▶ [Source material]

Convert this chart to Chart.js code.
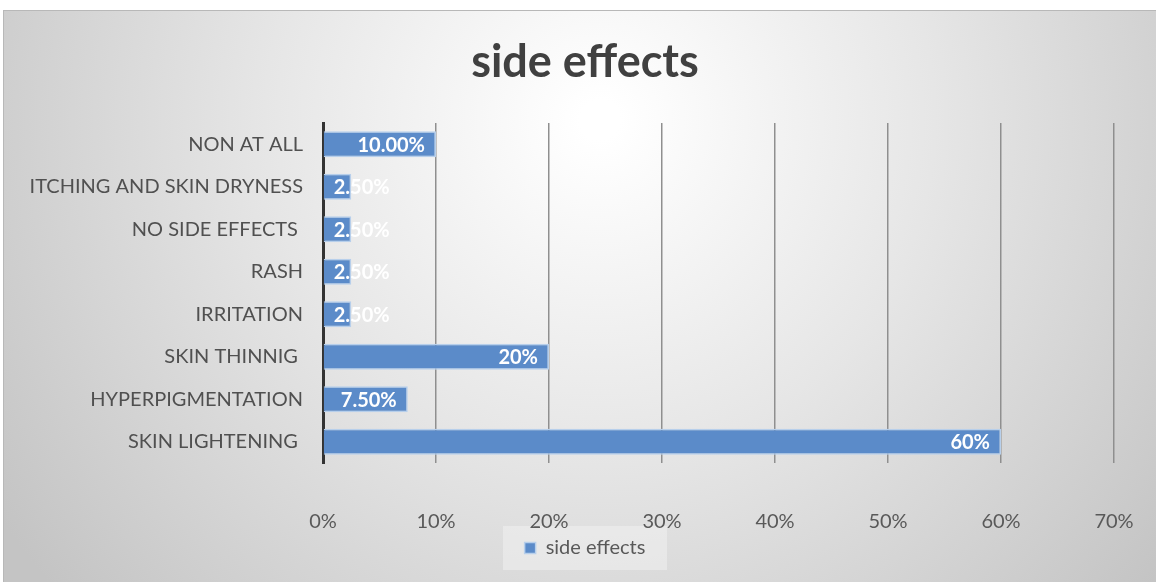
<!DOCTYPE html>
<html>
<head>
<meta charset="utf-8">
<script src="https://cdn.jsdelivr.net/npm/chart.js@4.4.1/dist/chart.umd.min.js"></script>
<style>
  html, body { margin: 0; padding: 0; background: #fff; }
  #wrap { width: 1156px; height: 582px; position: relative; }
</style>
</head>
<body>
<div id="wrap"><canvas id="myChart" width="1156" height="582"></canvas></div>
<script>
// categories, top to bottom as in the picture
const categories = ["NON AT ALL", "ITCHING AND SKIN DRYNESS", "NO SIDE EFFECTS ", "RASH", "IRRITATION", "SKIN THINNIG ", "HYPERPIGMENTATION", "SKIN LIGHTENING "];
const values = [10, 2.5, 2.5, 2.5, 2.5, 20, 7.5, 60];
const valueLabels = ["10.00%", "2.50%", "2.50%", "2.50%", "2.50%", "20%", "7.50%", "60%"];
const seriesName = "side effects";
const FONT = "Lato, 'Open Sans', sans-serif";
const CENTER_X = 585; // title and legend sit around here in the picture

// gray radial background like the office theme
const bgPlugin = {
	id: "bg",
	afterLayout(chart) {
		// move title and legend so they are centred like the original
		[chart.titleBlock, chart.legend].forEach((b) => {
			if (!b) return;
			const d = CENTER_X - (b.left + b.right) / 2;
			b.left += d;
			b.right += d;
		});
	},
	beforeDraw(chart) {
		const c = chart.ctx;
		c.save();
		c.fillStyle = "#ffffff";
		c.fillRect(0, 0, chart.width, chart.height);
		const g = c.createRadialGradient(600, 120, 20, 600, 120, 720);
		g.addColorStop(0, "#ffffff");
		g.addColorStop(0.45, "#e6e6e6");
		g.addColorStop(1, "#c4c4c4");
		c.fillStyle = g;
		c.fillRect(3, 10, chart.width - 3, chart.height - 10);
		c.strokeStyle = "#b8b8b8";
		c.lineWidth = 1;
		c.strokeRect(3.5, 10.5, chart.width, chart.height);
		// light box behind the legend
		const lg = chart.legend;
		if (lg) {
			c.fillStyle = "rgba(240,240,240,0.55)";
			c.fillRect(CENTER_X - 82, lg.top - 2, 164, lg.height + 4);
		}
		c.restore();
	}
};

// white bold labels at the inside end of each bar
const labelPlugin = {
	id: "barLabels",
	afterDatasetsDraw(chart) {
		const c = chart.ctx;
		const meta = chart.getDatasetMeta(0);
		c.save();
		c.font = "bold 20px " + FONT;
		c.fillStyle = "#ffffff";
		c.textBaseline = "middle";
		c.textAlign = "left";
		meta.data.forEach((bar, i) => {
			const txt = valueLabels[i];
			const w = c.measureText(txt).width;
			let left = bar.x - 11 - w;
			if (left < bar.base + 10) left = bar.base + 10;
			c.fillText(txt, left, bar.y + 1);
		});
		c.restore();
	}
};

const myChart = new Chart(document.getElementById("myChart").getContext("2d"), {
	type: "bar",
	data: {
		labels: categories,
		datasets: [{
			label: seriesName,
			data: values,
			backgroundColor: "#5b8bc9",
			borderColor: "#b7cfeb",
			borderWidth: 1.5,
			borderSkipped: "start",
			categoryPercentage: 1,
			barPercentage: 0.61
		}]
	},
	options: {
		indexAxis: "y",
		responsive: false,
		animation: false,
		layout: { padding: { left: 3, right: 42, top: 10, bottom: 14 } },
		scales: {
			x: {
				min: 0,
				max: 70,
				ticks: {
					stepSize: 10,
					color: "#595959",
					font: { family: FONT, size: 20 },
					padding: 47,
					callback: (v) => v + "%"
				},
				grid: { color: "#8f8f8f", lineWidth: 1.5, drawTicks: false },
				border: { display: false },
				afterFit(scale) {
					scale.height = 65;
					scale.paddingLeft = 0;
					scale.paddingRight = 0;
				}
			},
			y: {
				ticks: {
					color: "#505050",
					font: { family: FONT, size: 20 },
					padding: 20
				},
				grid: { display: false, drawTicks: false },
				border: { display: true, color: "#333333", width: 3 },
				afterFit(scale) {
					scale.width = 320;
					scale.paddingTop = 0;
					scale.paddingBottom = 0;
				}
			}
		},
		plugins: {
			title: {
				display: true,
				text: "side effects",
				color: "#404040",
				font: { family: FONT, size: 45, weight: "bold" },
				padding: { top: 25, bottom: 34 }
			},
			legend: {
				position: "bottom",
				labels: {
					color: "#595959",
					font: { family: FONT, size: 20 },
					boxWidth: 11,
					boxHeight: 11,
					padding: 10
				}
			},
			tooltip: { enabled: false }
		}
	},
	plugins: [bgPlugin, labelPlugin]
});
</script>
</body>
</html>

▶ [Problem to work on] Reproduce the material in its entirety and word for word, without the pictures.

▶ [Solution]
Convert this chart to Chart.js code.
<!DOCTYPE html>
<html>
<head>
<meta charset="utf-8">
<script src="https://cdn.jsdelivr.net/npm/chart.js@4.4.1/dist/chart.umd.min.js"></script>
<style>
  html, body { margin: 0; padding: 0; background: #fff; }
  #wrap { width: 1156px; height: 582px; position: relative; }
</style>
</head>
<body>
<div id="wrap"><canvas id="myChart" width="1156" height="582"></canvas></div>
<script>
// categories, top to bottom as in the picture
const categories = ["NON AT ALL", "ITCHING AND SKIN DRYNESS", "NO SIDE EFFECTS ", "RASH", "IRRITATION", "SKIN THINNIG ", "HYPERPIGMENTATION", "SKIN LIGHTENING "];
const values = [10, 2.5, 2.5, 2.5, 2.5, 20, 7.5, 60];
const valueLabels = ["10.00%", "2.50%", "2.50%", "2.50%", "2.50%", "20%", "7.50%", "60%"];
const seriesName = "side effects";
const FONT = "Lato, 'Open Sans', sans-serif";
const CENTER_X = 585; // title and legend sit around here in the picture

// gray radial background like the office theme
const bgPlugin = {
	id: "bg",
	afterLayout(chart) {
		// move title and legend so they are centred like the original
		[chart.titleBlock, chart.legend].forEach((b) => {
			if (!b) return;
			const d = CENTER_X - (b.left + b.right) / 2;
			b.left += d;
			b.right += d;
		});
	},
	beforeDraw(chart) {
		const c = chart.ctx;
		c.save();
		c.fillStyle = "#ffffff";
		c.fillRect(0, 0, chart.width, chart.height);
		const g = c.createRadialGradient(600, 120, 20, 600, 120, 720);
		g.addColorStop(0, "#ffffff");
		g.addColorStop(0.45, "#e6e6e6");
		g.addColorStop(1, "#c4c4c4");
		c.fillStyle = g;
		c.fillRect(3, 10, chart.width - 3, chart.height - 10);
		c.strokeStyle = "#b8b8b8";
		c.lineWidth = 1;
		c.strokeRect(3.5, 10.5, chart.width, chart.height);
		// light box behind the legend
		const lg = chart.legend;
		if (lg) {
			c.fillStyle = "rgba(240,240,240,0.55)";
			c.fillRect(CENTER_X - 82, lg.top - 2, 164, lg.height + 4);
		}
		c.restore();
	}
};

// white bold labels at the inside end of each bar
const labelPlugin = {
	id: "barLabels",
	afterDatasetsDraw(chart) {
		const c = chart.ctx;
		const meta = chart.getDatasetMeta(0);
		c.save();
		c.font = "bold 20px " + FONT;
		c.fillStyle = "#ffffff";
		c.textBaseline = "middle";
		c.textAlign = "left";
		meta.data.forEach((bar, i) => {
			const txt = valueLabels[i];
			const w = c.measureText(txt).width;
			let left = bar.x - 11 - w;
			if (left < bar.base + 10) left = bar.base + 10;
			c.fillText(txt, left, bar.y + 1);
		});
		c.restore();
	}
};

const myChart = new Chart(document.getElementById("myChart").getContext("2d"), {
	type: "bar",
	data: {
		labels: categories,
		datasets: [{
			label: seriesName,
			data: values,
			backgroundColor: "#5b8bc9",
			borderColor: "#b7cfeb",
			borderWidth: 1.5,
			borderSkipped: "start",
			categoryPercentage: 1,
			barPercentage: 0.61
		}]
	},
	options: {
		indexAxis: "y",
		responsive: false,
		animation: false,
		layout: { padding: { left: 3, right: 42, top: 10, bottom: 14 } },
		scales: {
			x: {
				min: 0,
				max: 70,
				ticks: {
					stepSize: 10,
					color: "#595959",
					font: { family: FONT, size: 20 },
					padding: 47,
					callback: (v) => v + "%"
				},
				grid: { color: "#8f8f8f", lineWidth: 1.5, drawTicks: false },
				border: { display: false },
				afterFit(scale) {
					scale.height = 65;
					scale.paddingLeft = 0;
					scale.paddingRight = 0;
				}
			},
			y: {
				ticks: {
					color: "#505050",
					font: { family: FONT, size: 20 },
					padding: 20
				},
				grid: { display: false, drawTicks: false },
				border: { display: true, color: "#333333", width: 3 },
				afterFit(scale) {
					scale.width = 320;
					scale.paddingTop = 0;
					scale.paddingBottom = 0;
				}
			}
		},
		plugins: {
			title: {
				display: true,
				text: "side effects",
				color: "#404040",
				font: { family: FONT, size: 45, weight: "bold" },
				padding: { top: 25, bottom: 34 }
			},
			legend: {
				position: "bottom",
				labels: {
					color: "#595959",
					font: { family: FONT, size: 20 },
					boxWidth: 11,
					boxHeight: 11,
					padding: 10
				}
			},
			tooltip: { enabled: false }
		}
	},
	plugins: [bgPlugin, labelPlugin]
});
</script>
</body>
</html>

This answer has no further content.